Complete step by step answer:
Given:Time required for ${H_2}$ to diffuse out of a container = ${T_H} = 24\,s$
Volume of oxygen =${V_O}$= Volume of Hydrogen =${V_H}$
Molecular mass of the ${H_2}$= Atomic mass of $H \times 2$
Atomic mass of $H = 1$
Hence, Molecular mass of the ${H_2}$ = $1 \times 2 = 2$
The molar mass of the oxygen is = Atomic mass of $O \times 2$
The molar mass of the oxygen is = $16 \times 2$
The molar mass of the oxygen is = $32$
We know that the ratio of molar mass of oxygen to molar mass of the hydrogen is directly proportional to the ratio of square of the volume of the hydrogen to the square of the volume of oxygen.
$\dfrac{{{M_{O}}}}{{{M_H}}}\propto \dfrac{{V_H^2}}{{V_O^2}}$……………………………………………………………………………………………………………………………………..………. (I)
Where,
Molar mass of oxygen=${M_O}$
Molar mass of Hydrogen =${M_H}$
Also, the ratio of molar mass of oxygen to molar mass of the hydrogen is directly proportional to the ratio of square of the time taken by oxygen to diffuse out to the square of the time taken by hydrogen to diffuse out.
$\dfrac{{{M_O}}}{{{M_H}}}\propto \dfrac{{T_O^2}}{{T_H^2}}$…………………………………………………………………………………………………………………………………………… (II)

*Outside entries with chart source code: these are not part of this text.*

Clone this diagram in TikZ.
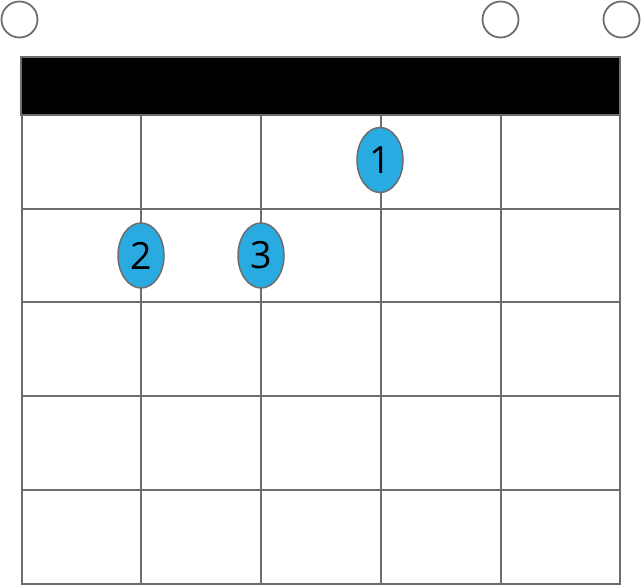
\documentclass[tikz,border=0pt]{standalone}
\usepackage{fontspec}
\setmainfont{Open Sans}
\usetikzlibrary{shapes.geometric}
\definecolor{gridgray}{HTML}{6D6D6D}
\definecolor{dotblue}{HTML}{29ABE2}
\begin{document}
\begin{tikzpicture}[x=1pt,y=-1pt,
  gridline/.style={draw=gridgray,line width=2pt},
  openstr/.style={circle,draw=gridgray,line width=1.8pt,minimum size=36pt,inner sep=0pt},
  fingerdot/.style={ellipse,draw=gridgray,line width=1.5pt,fill=dotblue,minimum width=46pt,minimum height=65pt,inner sep=0pt,font=\fontsize{37.5}{37.5}\selectfont}]
\useasboundingbox (0,0) rectangle (642,586);
% strings and frets
\foreach \x in {22,141,261,381,501,620} \draw[gridline] (\x,115) -- (\x,585);
\foreach \y in {208.5,302,396,490,584} \draw[gridline] (21,\y) -- (621,\y);
% nut
\draw[gridline,fill=black] (21,57) rectangle (620,115);
% open strings
\node[openstr] (o1) at (19.5,19.5) {};
\node[openstr] (o5) at (500.5,19.5) {};
\node[openstr] (o6) at (621.5,19.5) {};
% finger dots
\node[fingerdot] (f1) at (380,160) {1};
\node[fingerdot] (f2) at (141,255.5) {2};
\node[fingerdot] (f3) at (261,255.5) {3};
\end{tikzpicture}
\end{document}
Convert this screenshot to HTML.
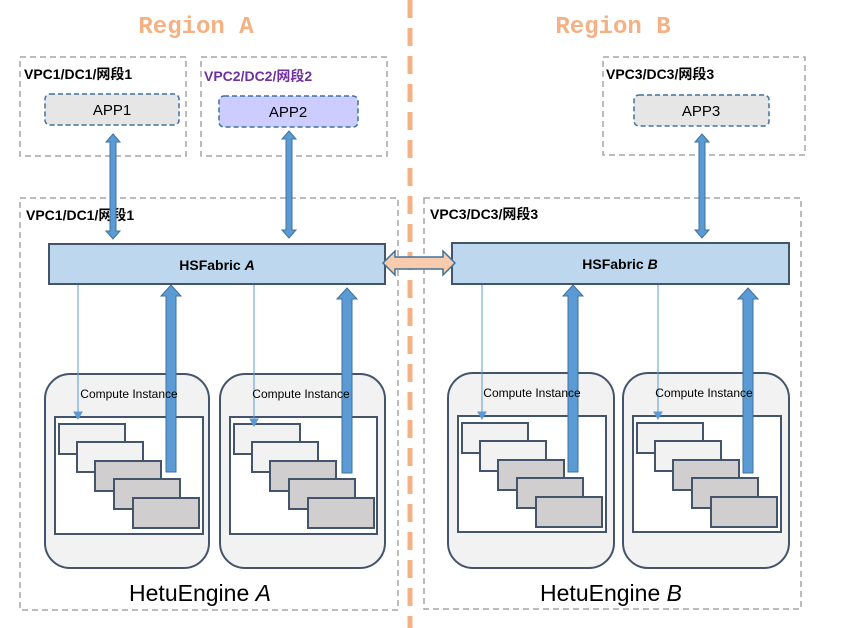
<!DOCTYPE html>
<html><head><meta charset="utf-8"><style>body{margin:0;background:#fff}svg{display:block}</style></head><body>
<svg width="841" height="628" xmlns="http://www.w3.org/2000/svg" font-family="Liberation Sans, 'Noto Sans CJK SC', sans-serif">
<text x="196" y="33" font-family="Liberation Mono, monospace" font-size="24" font-weight="bold" fill="#f4b183" text-anchor="middle">Region A</text>
<text x="613" y="33" font-family="Liberation Mono, monospace" font-size="24" font-weight="bold" fill="#f4b183" text-anchor="middle">Region B</text>
<line x1="410" y1="0" x2="410" y2="628" stroke="#f4b183" stroke-width="5" stroke-dasharray="18,10"/>
<g fill="none" stroke="#a6a6a6" stroke-width="1.5" stroke-dasharray="6,4">
<rect x="20" y="57" width="166" height="99"/>
<rect x="201" y="57" width="186" height="99"/>
<rect x="603" y="57" width="202" height="98"/>
<rect x="20" y="198" width="378" height="412"/>
<rect x="424" y="198" width="377" height="411"/>
</g>
<g font-size="14" font-weight="bold">
<text x="24" y="79" fill="#000">VPC1/DC1/网段1</text>
<text x="204" y="81" fill="#7030a0">VPC2/DC2/网段2</text>
<text x="606" y="79" fill="#000">VPC3/DC3/网段3</text>
<text x="26" y="220" fill="#000">VPC1/DC1/网段1</text>
<text x="430" y="219" fill="#000">VPC3/DC3/网段3</text>
</g>
<g stroke="#41719c" stroke-width="1.5" stroke-dasharray="5,3">
<rect x="45" y="94" width="134" height="31" rx="5" fill="#e7e6e6"/>
<rect x="219" y="96" width="139" height="31" rx="5" fill="#ccccff"/>
<rect x="634" y="95" width="135" height="31" rx="5" fill="#e7e6e6"/>
</g>
<g font-size="15" text-anchor="middle" fill="#000">
<text x="112" y="115">APP1</text><text x="288" y="117">APP2</text><text x="701" y="116">APP3</text>
</g>
<g fill="#5b9bd5" stroke="#41719c" stroke-width="1">
<polygon points="113,134 120,142 116,142 116,231 120,231 113,239 106,231 110,231 110,142 106,142"/>
<polygon points="289,131 296,139 292,139 292,230 296,230 289,238 282,230 286,230 286,139 282,139"/>
<polygon points="702,134 709,142 705,142 705,230 709,230 702,238 695,230 699,230 699,142 695,142"/>
</g>
<rect x="49" y="244" width="336" height="40" fill="#bdd7ee" stroke="#44546a" stroke-width="2"/>
<rect x="452" y="243" width="337" height="41" fill="#bdd7ee" stroke="#44546a" stroke-width="2"/>
<text x="217" y="270" font-size="14" font-weight="bold" text-anchor="middle">HSFabric <tspan font-style="italic">A</tspan></text>
<text x="620" y="269" font-size="14" font-weight="bold" text-anchor="middle">HSFabric <tspan font-style="italic">B</tspan></text>
<polygon points="383,263 395,251 395,257 443,257 443,251 455,263 443,275 443,269 395,269 395,275" fill="#f8cbad" stroke="#41719c" stroke-width="1.5"/>
<g stroke="#44546a" stroke-width="2">
<rect x="45" y="374" width="164" height="194" rx="25" fill="#f2f2f2"/>
<rect x="220" y="374" width="165" height="194" rx="25" fill="#f2f2f2"/>
<rect x="448" y="373" width="166" height="195" rx="25" fill="#f2f2f2"/>
<rect x="623" y="373" width="166" height="195" rx="25" fill="#f2f2f2"/>
<rect x="55" y="417" width="148" height="117" fill="#fff"/>
<rect x="230" y="417" width="147" height="117" fill="#fff"/>
<rect x="458" y="416" width="148" height="116" fill="#fff"/>
<rect x="633" y="416" width="148" height="116" fill="#fff"/>
</g>
<g stroke="#44546a" stroke-width="2">
<g transform="translate(59,424)">
<rect x="0" y="0" width="66" height="30" fill="#f2f2f2"/><rect x="18" y="18" width="66" height="30" fill="#f2f2f2"/><rect x="36" y="37" width="66" height="30" fill="#d0cece"/><rect x="55" y="55" width="66" height="30" fill="#d0cece"/><rect x="74" y="74" width="66" height="30" fill="#d0cece"/>
</g>
<g transform="translate(234,424)">
<rect x="0" y="0" width="66" height="30" fill="#f2f2f2"/><rect x="18" y="18" width="66" height="30" fill="#f2f2f2"/><rect x="36" y="37" width="66" height="30" fill="#d0cece"/><rect x="55" y="55" width="66" height="30" fill="#d0cece"/><rect x="74" y="74" width="66" height="30" fill="#d0cece"/>
</g>
<g transform="translate(462,423)">
<rect x="0" y="0" width="66" height="30" fill="#f2f2f2"/><rect x="18" y="18" width="66" height="30" fill="#f2f2f2"/><rect x="36" y="37" width="66" height="30" fill="#d0cece"/><rect x="55" y="55" width="66" height="30" fill="#d0cece"/><rect x="74" y="74" width="66" height="30" fill="#d0cece"/>
</g>
<g transform="translate(637,423)">
<rect x="0" y="0" width="66" height="30" fill="#f2f2f2"/><rect x="18" y="18" width="66" height="30" fill="#f2f2f2"/><rect x="36" y="37" width="66" height="30" fill="#d0cece"/><rect x="55" y="55" width="66" height="30" fill="#d0cece"/><rect x="74" y="74" width="66" height="30" fill="#d0cece"/>
</g>
</g>
<g stroke="#5b9bd5" stroke-width="1" fill="#5b9bd5">
<line x1="78" y1="285" x2="78" y2="412"/><polygon points="74,412 82,412 78,419"/>
<line x1="254" y1="285" x2="254" y2="419"/><polygon points="250,419 258,419 254,426"/>
<line x1="482" y1="285" x2="482" y2="412"/><polygon points="478,412 486,412 482,419"/>
<line x1="658" y1="285" x2="658" y2="412"/><polygon points="654,412 662,412 658,419"/>
</g>
<g fill="#5b9bd5" stroke="#41719c" stroke-width="1">
<polygon points="171,285 181,296 176,296 176,472 166,472 166,296 161,296"/>
<polygon points="347,288 357,299 352,299 352,473 342,473 342,299 337,299"/>
<polygon points="573,285 583,296 578,296 578,472 568,472 568,296 563,296"/>
<polygon points="748,288 758,299 753,299 753,473 743,473 743,299 738,299"/>
</g>
<g font-size="12" text-anchor="middle">
<text x="129" y="398">Compute Instance</text><text x="301" y="398">Compute Instance</text>
<text x="532" y="397">Compute Instance</text><text x="704" y="397">Compute Instance</text>
</g>
<text x="200" y="601" font-size="23" text-anchor="middle">HetuEngine <tspan font-style="italic">A</tspan></text>
<text x="611" y="601" font-size="23" text-anchor="middle">HetuEngine <tspan font-style="italic">B</tspan></text>
</svg>
</body></html>
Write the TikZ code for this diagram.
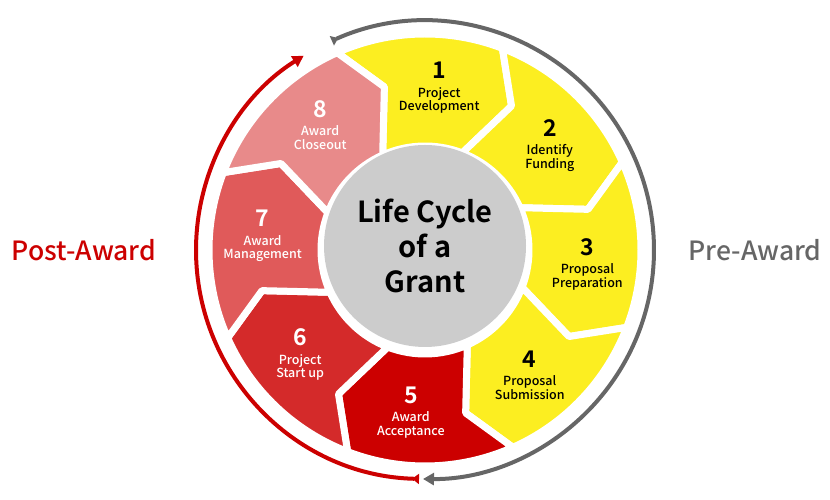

Where Time required to diffuse oxygen out of the container = ${T_O}$
From equation (I) and (II),
$\Rightarrow \dfrac{{{M_O}}}{{{M_H}}} = \dfrac{{T_O^2}}{{T_H^2}} \times \dfrac{{V_H^2}}{{V_O^2}}$
Hence,
$\Rightarrow \sqrt {\dfrac{{{M_O}}}{{{M_H}}}} = \dfrac{{T_O^{}}}{{T_H^{}}} \times \dfrac{{V_H^{}}}{{V_O^{}}}$
$\Rightarrow \sqrt {16} = \dfrac{{T_O^{}}}{{24}}$
$\Rightarrow \sqrt {16} \times 24 = {T_O}$
$\Rightarrow {T_O} = 96\,s$

**Hence, option (B) is the correct answer.

Note: **
Molar mass of the gas depends on time required to diffuse out from the cylinder and volume of that cylinder. The above relations have been found by Thomas Graham in his famous Graham's Law of Diffusion to find the molecular mass of a different gas using it’s diffusion rate.